Isn’t that the way? He isn’t doing what we want, he must not care. She doesn’t help the way I want to be helped she doesn’t care. We didn’t get what we wanted when we wanted it, no one cares about us. We accuse, we divide, we pull back, turn away. Because they didn’t care. Jesus didn’t care. If he did he wouldn’t be sleeping like, well like he didn’t care. Didn’t have a care. Like there was nothing to worry about.
“If we live, we live to the Lord, and if we die, we die to the Lord; so then, whether we live or whether we die, we are the Lord's. 9 For to this end Christ died and lived again, so that he might be Lord of both the dead and the living.” (Romans 14:8-9) Paul wrote that. But then he was crazy. Didn’t he care? He seems to say there isn’t anything to fear. That there is One who cares for us no matter what. No matter what we face, no matter the pain we bear or the grief we suffer, he cares. Don’t you care? What kind of question was that?

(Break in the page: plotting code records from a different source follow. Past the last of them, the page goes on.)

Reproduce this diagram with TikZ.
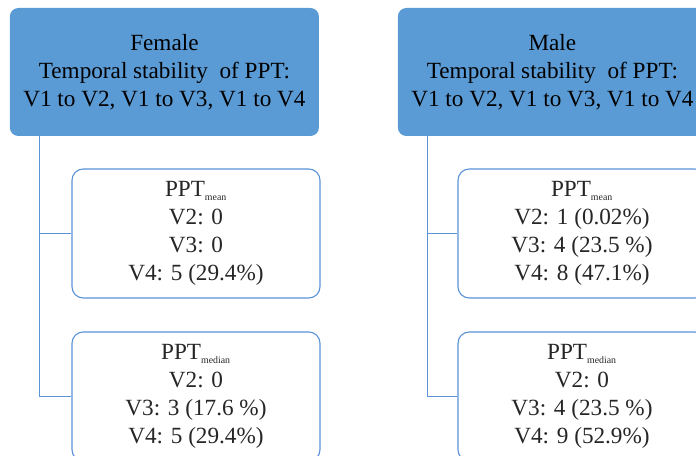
\documentclass[tikz,border=0pt]{standalone}
\usepackage{fontspec}
\setmainfont{Liberation Serif}
\definecolor{hdrblue}{HTML}{5B9BD5}
\definecolor{edgeblue}{HTML}{5B93D8}
\begin{document}
\begin{tikzpicture}[
    header/.style={fill=hdrblue, rounded corners=6pt, minimum width=7.725cm,
      minimum height=3.2cm, align=center, inner sep=2pt,
      font=\fontsize{16.5}{19.8}\selectfont, text=black},
    stats/.style={draw=edgeblue, line width=0.8pt, fill=white, rounded corners=8pt,
      minimum width=6.2cm, minimum height=3.225cm, align=center, inner sep=2pt,
      font=\fontsize{16.5}{19.8}\selectfont, text=black!85},
    link/.style={draw=edgeblue, line width=0.9pt},
  ]
    \useasboundingbox (0,0) rectangle (17.4,11.4);

    % Female
    \node[header] (fhead) at (4.11, 9.6)
      {Female\\Temporal stability\ \ of PPT:\\V1 to V2, V1 to V3, V1 to V4};
    \node[stats] (fmean) at (4.9, 5.5625)
      {PPT\textsubscript{\scriptsize mean}\\V2: 0\\V3: 0\\V4: 5 (29.4\%)};
    \node[stats] (fmedian) at (4.9, 1.4875)
      {PPT\textsubscript{\scriptsize median}\\V2: 0\\V3: 3 (17.6 \%)\\V4: 5 (29.4\%)};

    \draw[link] ([xshift=0.75cm]fhead.south west) |- (fmean.west);
    \draw[link] ([xshift=0.75cm]fhead.south west) |- (fmedian.west);

    % Male
    \node[header] (mhead) at (13.81, 9.6)
      {Male\\Temporal stability\ \ of PPT:\\V1 to V2, V1 to V3, V1 to V4};
    \node[stats] (mmean) at (14.55, 5.5625)
      {PPT\textsubscript{\scriptsize mean}\\V2: 1 (0.02\%)\\V3: 4 (23.5 \%)\\V4: 8 (47.1\%)};
    \node[stats] (mmedian) at (14.55, 1.4875)
      {PPT\textsubscript{\scriptsize median}\\V2: 0\\V3: 4 (23.5 \%)\\V4: 9 (52.9\%)};

    \draw[link] ([xshift=0.75cm]mhead.south west) |- (mmean.west);
    \draw[link] ([xshift=0.75cm]mhead.south west) |- (mmedian.west);
\end{tikzpicture}
\end{document}
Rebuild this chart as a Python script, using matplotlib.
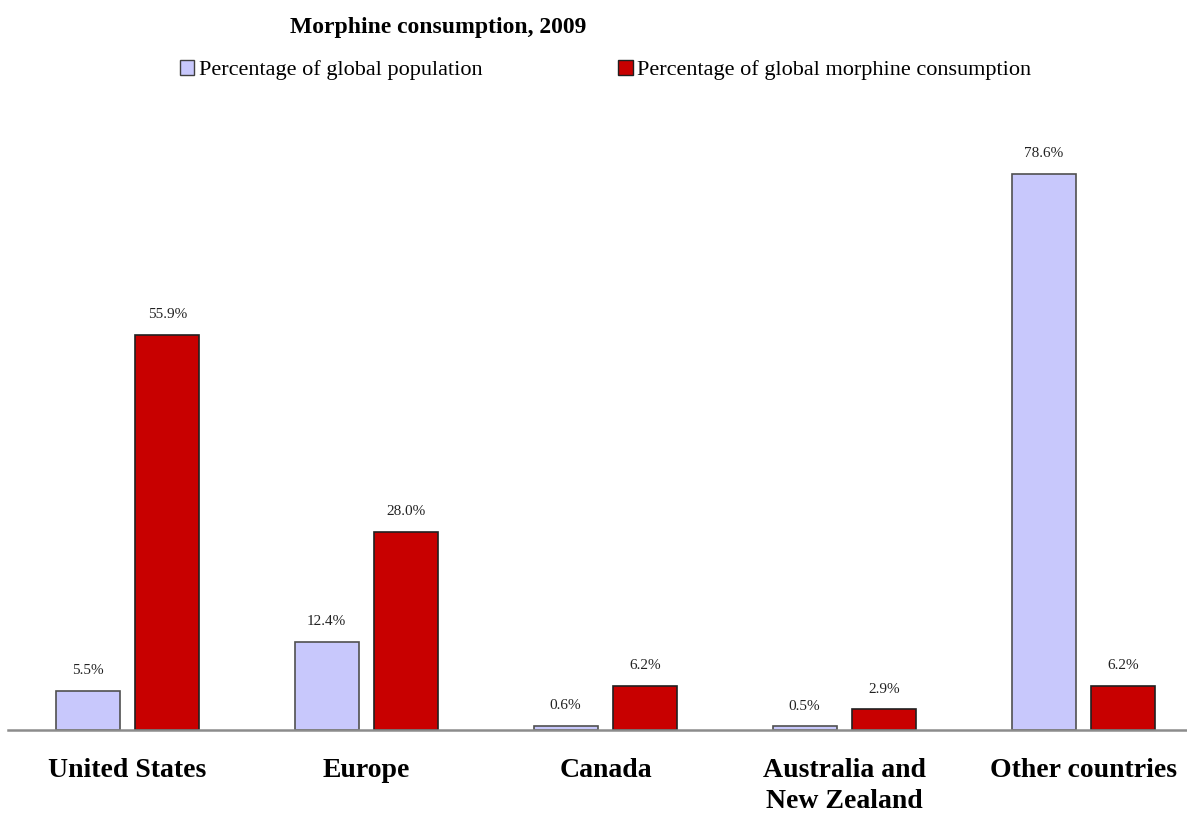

A question from those who didn’t know him. Didn’t really know him. Him, the Lord of creation, the Son of God. Jesus doesn’t respond to their complaint, their whining, he turns and deals with the storm. “Peace! Be still!” A little kind and gentle translation. He shouts at the storm “Shut up!” Stop your blowing and raging and threatening! Just stop it. Go back to where you came from. Where you came from? Where do storms come from? Well, a meteorologist could answer that better than I could. For normal storms anyway. This one wasn’t normal.
Jesus’ words are the same words he said in the first chapter when telling the demon to shut up and get out. We usually translate them differently - be still and be silent, but it’s the same word. This was a demon storm. The kind that need rebuking. The kind that need rejected, need to be told to get out and never come back again. The storm of racism broke over us all again this week. And those winds need to be rebuked, to be cast out, named and denounced. We can’t simply say it was one man, maybe with mental issues who killed nine people far away. This storm raises our fears and we wonder if we will go under the waves. Don’t you care, we shout to the one who should have fixed us by now. Don’t you care that there are threads of hatred that bind all of our hearts? Set us free! Keep us safe! Make us good all the time. Don’t you care that we have to work so hard, that we have to fight through the storm?
Have you still no faith? Still? How long, O Lord? We’re waiting to be made strong enough to stand and rebuke the winds with Him. He’s wondering why we don’t just claim the freedom and the gift we’ve already been given. We’re waiting for something big to happen, He says there isn’t anything bigger than life eternal, life abundant. What are you afraid of? A storm? That’s nothing. The winds? All it can do is take away stuff, all it can do is shake our confidence in our own power, all it can do is remove the feeble assumptions we try to live by - like we are in control of our destiny, like we are better or stronger than those who aren’t like us, like our strength is found in armies or governments, like our value is found in what we can do with our own hands. Have you still no faith?
Some wind needs rebuking, some storms need facing, not with fear but with hope. Hope that we, with Him, can stand for something greater than hatred and fear. Hope in the faith that says there is something more than safety and ease. Something like reconciliation, like community, like church. The church, that boat swept along in the waters of a changing world, seemingly too fragile to survive the storms around and within. But we’ll be OK. See, I looked in the back, at the one sleeping on a cushion. The Lord of creation is on board. It is well with our souls.